Anyway, I thought it was a great debate. It was less about Roberts than I expected it to be, but that was a good thing. Basically, the debate was about the two major Con law theories. Both of the debaters were excellent. I don't think either side could've been represented better. Not surprisingly, I agreed with Prof. McAdams.
The most interesting part of the debate (in my opinion) was the examination of the Commerce Clause by Prof. Moss. I think it's fair to say that he has a very expansive view of the Commerce Clause. He cited Lopez and the Gun-Free School Zones Act as well as Morrison and the Violence Against Women Act as examples of the Court getting it wrong, striking down valid legislation. He argued that guns in schools and violence against women obviously have an effect on commerce. After all, unsafe schools reduce the ability of students to become educated, get skills, and obtain jobs. Also, incidents of violence as well as violent areas and situations keep women from engaging in economic activities. Right?

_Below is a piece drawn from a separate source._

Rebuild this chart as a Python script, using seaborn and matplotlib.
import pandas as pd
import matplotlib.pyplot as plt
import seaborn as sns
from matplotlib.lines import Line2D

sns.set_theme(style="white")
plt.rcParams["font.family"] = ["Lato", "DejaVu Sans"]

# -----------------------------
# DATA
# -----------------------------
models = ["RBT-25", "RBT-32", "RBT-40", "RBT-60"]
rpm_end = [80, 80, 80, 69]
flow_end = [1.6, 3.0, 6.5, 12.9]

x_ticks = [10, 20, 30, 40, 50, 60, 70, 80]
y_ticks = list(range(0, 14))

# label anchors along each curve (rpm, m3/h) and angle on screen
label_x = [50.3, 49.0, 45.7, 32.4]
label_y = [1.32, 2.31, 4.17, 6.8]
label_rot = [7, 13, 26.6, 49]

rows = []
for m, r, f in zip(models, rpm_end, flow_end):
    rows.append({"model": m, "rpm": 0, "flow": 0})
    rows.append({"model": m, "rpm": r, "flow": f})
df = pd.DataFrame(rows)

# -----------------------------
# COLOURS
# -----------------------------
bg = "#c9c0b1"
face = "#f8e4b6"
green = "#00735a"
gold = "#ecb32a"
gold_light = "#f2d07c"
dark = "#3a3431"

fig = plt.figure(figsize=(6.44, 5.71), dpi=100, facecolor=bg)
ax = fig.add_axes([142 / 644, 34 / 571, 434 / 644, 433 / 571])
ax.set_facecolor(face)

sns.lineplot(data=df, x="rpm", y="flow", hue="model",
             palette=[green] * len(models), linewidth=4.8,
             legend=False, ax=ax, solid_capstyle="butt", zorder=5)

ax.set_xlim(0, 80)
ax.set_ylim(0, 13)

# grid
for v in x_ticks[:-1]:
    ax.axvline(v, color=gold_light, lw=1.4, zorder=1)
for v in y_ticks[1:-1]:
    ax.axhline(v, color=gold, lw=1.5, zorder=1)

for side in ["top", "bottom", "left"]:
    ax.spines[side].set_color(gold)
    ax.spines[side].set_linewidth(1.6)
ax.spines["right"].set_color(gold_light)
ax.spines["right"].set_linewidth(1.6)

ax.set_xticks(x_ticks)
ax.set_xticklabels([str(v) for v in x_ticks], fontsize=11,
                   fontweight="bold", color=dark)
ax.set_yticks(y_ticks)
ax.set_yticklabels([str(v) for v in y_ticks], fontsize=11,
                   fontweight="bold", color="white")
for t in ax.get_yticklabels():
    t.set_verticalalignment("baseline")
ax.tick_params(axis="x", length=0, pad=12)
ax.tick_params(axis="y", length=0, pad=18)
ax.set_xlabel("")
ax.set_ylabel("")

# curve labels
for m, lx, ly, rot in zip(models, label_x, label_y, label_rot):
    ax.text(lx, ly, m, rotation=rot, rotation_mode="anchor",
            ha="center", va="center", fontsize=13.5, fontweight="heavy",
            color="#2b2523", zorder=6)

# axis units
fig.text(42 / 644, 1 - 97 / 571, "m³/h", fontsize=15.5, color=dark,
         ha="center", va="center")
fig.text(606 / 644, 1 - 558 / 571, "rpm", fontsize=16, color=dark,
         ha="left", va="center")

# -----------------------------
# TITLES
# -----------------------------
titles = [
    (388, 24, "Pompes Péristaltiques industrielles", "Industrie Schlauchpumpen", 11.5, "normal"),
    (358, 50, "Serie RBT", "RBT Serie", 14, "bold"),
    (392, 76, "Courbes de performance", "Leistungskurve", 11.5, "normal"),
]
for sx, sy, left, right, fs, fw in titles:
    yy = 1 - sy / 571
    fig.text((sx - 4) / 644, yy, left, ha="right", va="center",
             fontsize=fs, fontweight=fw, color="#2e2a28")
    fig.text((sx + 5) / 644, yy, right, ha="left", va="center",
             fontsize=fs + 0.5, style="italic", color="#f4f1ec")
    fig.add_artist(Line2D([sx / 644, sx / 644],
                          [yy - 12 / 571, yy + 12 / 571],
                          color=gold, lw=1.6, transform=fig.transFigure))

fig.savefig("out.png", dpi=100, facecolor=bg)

Sure, if you think that the Commerce Clause can regulate anything. That's what this position amounts to. I can use that framework to link any human activity to commerce. Everything you do can change your economic effect on interstate commerce. Everything you do related to your ability to work productively and spend money in the free market can somewhere down the line have an effect on someone else's bottom line.
The Commerce Clause is in Article I, Section 8 of the Constitution. It is one small part of a list of enumerated powers given to the federal government by the people. If the Commerce Clause gets to regulate anything even tenuously connected to economic impact, why list the other powers? Many of them would be superfluous. How about the "To establish Post Offices and post Roads" clause? The postal system obviously has an economic impact. Why include that if the Commerce Clause could cover that anyway?

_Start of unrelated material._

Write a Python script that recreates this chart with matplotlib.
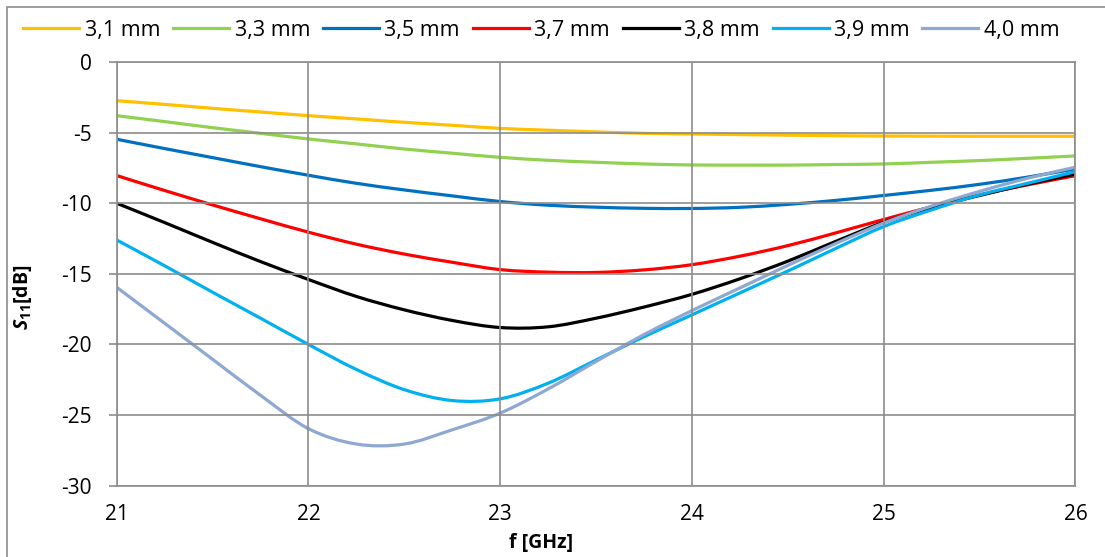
import numpy as np
from matplotlib import pyplot as plt
from matplotlib.patches import Rectangle, PathPatch
from matplotlib.path import Path
from matplotlib.lines import Line2D

#frequency points [GHz]
freq = [21.0, 21.25, 21.5, 21.75, 22.0, 22.25, 22.5, 22.75, 23.0, 23.25, 23.5,
        23.75, 24.0, 24.25, 24.5, 24.75, 25.0, 25.25, 25.5, 25.75, 26.0]

#S11 [dB], one list per size
s_31 = [-2.74, -3.0, -3.28, -3.54, -3.8, -4.03, -4.27, -4.48, -4.7, -4.83, -4.95,
        -5.05, -5.1, -5.14, -5.18, -5.22, -5.24, -5.25, -5.26, -5.26, -5.26]
s_33 = [-3.8, -4.22, -4.65, -5.05, -5.45, -5.8, -6.16, -6.46, -6.75, -6.96, -7.1,
        -7.22, -7.29, -7.3, -7.3, -7.26, -7.22, -7.1, -6.98, -6.82, -6.65]
s_35 = [-5.47, -6.13, -6.77, -7.41, -8.02, -8.59, -9.06, -9.48, -9.88, -10.14, -10.28,
        -10.36, -10.37, -10.29, -10.08, -9.8, -9.45, -9.08, -8.66, -8.15, -7.57]
s_37 = [-8.04, -9.1, -10.12, -11.1, -12.05, -12.9, -13.6, -14.18, -14.7, -14.88, -14.9,
        -14.72, -14.35, -13.75, -13.0, -12.1, -11.15, -10.25, -9.41, -8.7, -8.05]
s_38 = [-10.0, -11.37, -12.77, -14.13, -15.4, -16.6, -17.55, -18.3, -18.8, -18.75, -18.14,
        -17.35, -16.45, -15.35, -14.1, -12.7, -11.35, -10.3, -9.45, -8.65, -7.93]
s_39 = [-12.6, -14.43, -16.3, -18.14, -20.0, -21.77, -23.2, -23.97, -23.85, -22.74, -21.1,
        -19.45, -17.9, -16.35, -14.8, -13.2, -11.65, -10.47, -9.41, -8.59, -7.76]
s_40 = [-15.95, -18.5, -21.05, -23.6, -25.96, -27.05, -27.05, -26.04, -24.86, -23.15, -21.2,
        -19.3, -17.6, -16.0, -14.4, -12.85, -11.4, -10.2, -9.16, -8.23, -7.45]

labels = ["3,1 mm", "3,3 mm", "3,5 mm", "3,7 mm", "3,8 mm", "3,9 mm", "4,0 mm"]
colors = ["#FFC000", "#92D050", "#0070C0", "#FF0000", "#000000", "#00B0F0", "#8EA8D2"]
series = [s_31, s_33, s_35, s_37, s_38, s_39, s_40]

plt.rcParams['font.family'] = ['Open Sans', 'DejaVu Sans']
plt.rcParams['axes.unicode_minus'] = False
plt.rcParams['mathtext.fontset'] = 'custom'
plt.rcParams['mathtext.rm'] = 'Open Sans:bold'
plt.rcParams['mathtext.it'] = 'Open Sans:bold:italic'


#smoothed line like a spreadsheet chart: Catmull-Rom segments as cubic Bezier curves
def smooth_path(x, y):
    p = np.column_stack([x, y])
    verts = [p[0]]
    codes = [Path.MOVETO]
    for i in range(len(p) - 1):
        p0 = p[i - 1] if i > 0 else p[i]
        p3 = p[i + 2] if i + 2 < len(p) else p[i + 1]
        c1 = p[i] + (p[i + 1] - p0) / 6
        c2 = p[i + 1] - (p3 - p[i]) / 6
        verts += [c1, c2, p[i + 1]]
        codes += [Path.CURVE4] * 3
    return Path(verts, codes)


fig = plt.figure(figsize=(11.05, 5.57), dpi=100)
ax = fig.add_axes([0.1056, 0.128, 0.8677, 0.7607])

handles = []
for s, lab, c in zip(series, labels, colors):
    ax.add_patch(PathPatch(smooth_path(freq, s), facecolor='none', edgecolor=c, lw=2.3))
    handles.append(Line2D([], [], color=c, lw=2.3, label=lab))

ax.set_xlim(21, 26)
ax.set_ylim(-30, 0)
ax.set_xticks([21, 22, 23, 24, 25, 26])
ax.set_yticks([0, -5, -10, -15, -20, -25, -30])
ax.grid(True, color='#8c8c8c', lw=1.2)
for sp in ax.spines.values():
    sp.set_color('#8c8c8c')
    sp.set_linewidth(1.2)
ax.tick_params(axis='x', length=0, pad=13, labelsize=15)
ax.tick_params(axis='y', length=6, width=1.2, color='#8c8c8c', pad=12, labelsize=15)

ax.set_xlabel("f [GHz]", fontsize=14, fontweight='bold', va='top')
ax.xaxis.set_label_coords(0.4425, -0.112)
ax.set_ylabel(r"$S_{11}$[dB]", fontsize=14, fontweight='bold')
ax.yaxis.set_label_coords(-0.086, 0.445)

ax.legend(handles=handles, loc='center', bbox_to_anchor=(0.49, 0.946),
          bbox_transform=fig.transFigure, ncol=7, frameon=False, fontsize=15.5,
          handlelength=2.6, handletextpad=0.25, columnspacing=0.6, borderpad=0)

#chart border
fig.patches.append(Rectangle((7 / 1105, -0.1), 1.2, 1.1 - 7 / 557, transform=fig.transFigure,
                             fill=False, edgecolor='#8c8c8c', lw=1.2))

fig.savefig("out.png", dpi=100)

Because the Commerce Clause does not cover that. The Commerce Clause does not give Congress a blank check to regulate anything that money might be involved with. If it did, Congress could do whatever it wanted, only restricted by the limits of their imaginations. The federal government is one of limited, enumerated powers. It does not have the police power. The expansive view of the Commerce Clause is just an attempt at a federal police power.

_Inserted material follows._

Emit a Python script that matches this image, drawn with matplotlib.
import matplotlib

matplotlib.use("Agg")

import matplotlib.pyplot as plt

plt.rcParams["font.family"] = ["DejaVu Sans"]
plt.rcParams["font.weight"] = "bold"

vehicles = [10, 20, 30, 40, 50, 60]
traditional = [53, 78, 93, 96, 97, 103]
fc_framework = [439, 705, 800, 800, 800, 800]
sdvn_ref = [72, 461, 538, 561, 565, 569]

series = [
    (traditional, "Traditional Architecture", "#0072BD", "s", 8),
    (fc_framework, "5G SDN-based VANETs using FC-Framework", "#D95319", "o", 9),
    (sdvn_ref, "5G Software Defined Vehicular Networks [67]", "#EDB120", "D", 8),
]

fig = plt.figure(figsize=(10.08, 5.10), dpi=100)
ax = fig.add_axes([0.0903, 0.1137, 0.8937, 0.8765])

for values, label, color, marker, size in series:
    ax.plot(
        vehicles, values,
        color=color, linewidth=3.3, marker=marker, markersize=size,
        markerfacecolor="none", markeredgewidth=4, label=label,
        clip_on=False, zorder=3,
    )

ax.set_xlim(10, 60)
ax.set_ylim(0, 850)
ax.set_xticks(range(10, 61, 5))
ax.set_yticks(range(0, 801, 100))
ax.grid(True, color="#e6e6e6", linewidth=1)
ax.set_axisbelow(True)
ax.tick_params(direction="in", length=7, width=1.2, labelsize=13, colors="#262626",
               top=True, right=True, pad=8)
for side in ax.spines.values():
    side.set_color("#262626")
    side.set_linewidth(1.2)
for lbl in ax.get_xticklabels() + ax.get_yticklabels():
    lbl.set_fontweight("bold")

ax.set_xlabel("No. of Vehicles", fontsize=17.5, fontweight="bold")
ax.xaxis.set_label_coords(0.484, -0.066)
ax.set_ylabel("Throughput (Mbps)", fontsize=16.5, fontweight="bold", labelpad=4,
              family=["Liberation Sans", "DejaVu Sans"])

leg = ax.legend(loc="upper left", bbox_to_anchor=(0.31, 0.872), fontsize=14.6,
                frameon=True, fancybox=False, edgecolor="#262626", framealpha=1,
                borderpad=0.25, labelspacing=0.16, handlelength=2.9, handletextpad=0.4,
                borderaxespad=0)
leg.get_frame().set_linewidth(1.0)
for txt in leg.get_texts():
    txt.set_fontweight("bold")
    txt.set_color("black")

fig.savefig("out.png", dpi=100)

But hey, I'll play along. What activity could I regulate under this liberalized Commerce Clause... I bet (approximately) 42 million abortions since 1973 has had an effect on interstate commerce. I'm sure all of those once potential consumers and producers would have had an effect on national economics. I'd be willing to bet the effect would be greater than that of a federal gun ban near schools. Maybe if Roe and Casey are overturned, a Republican controlled Congress would do just that. See what happens when you play fast and loose with the Constitution?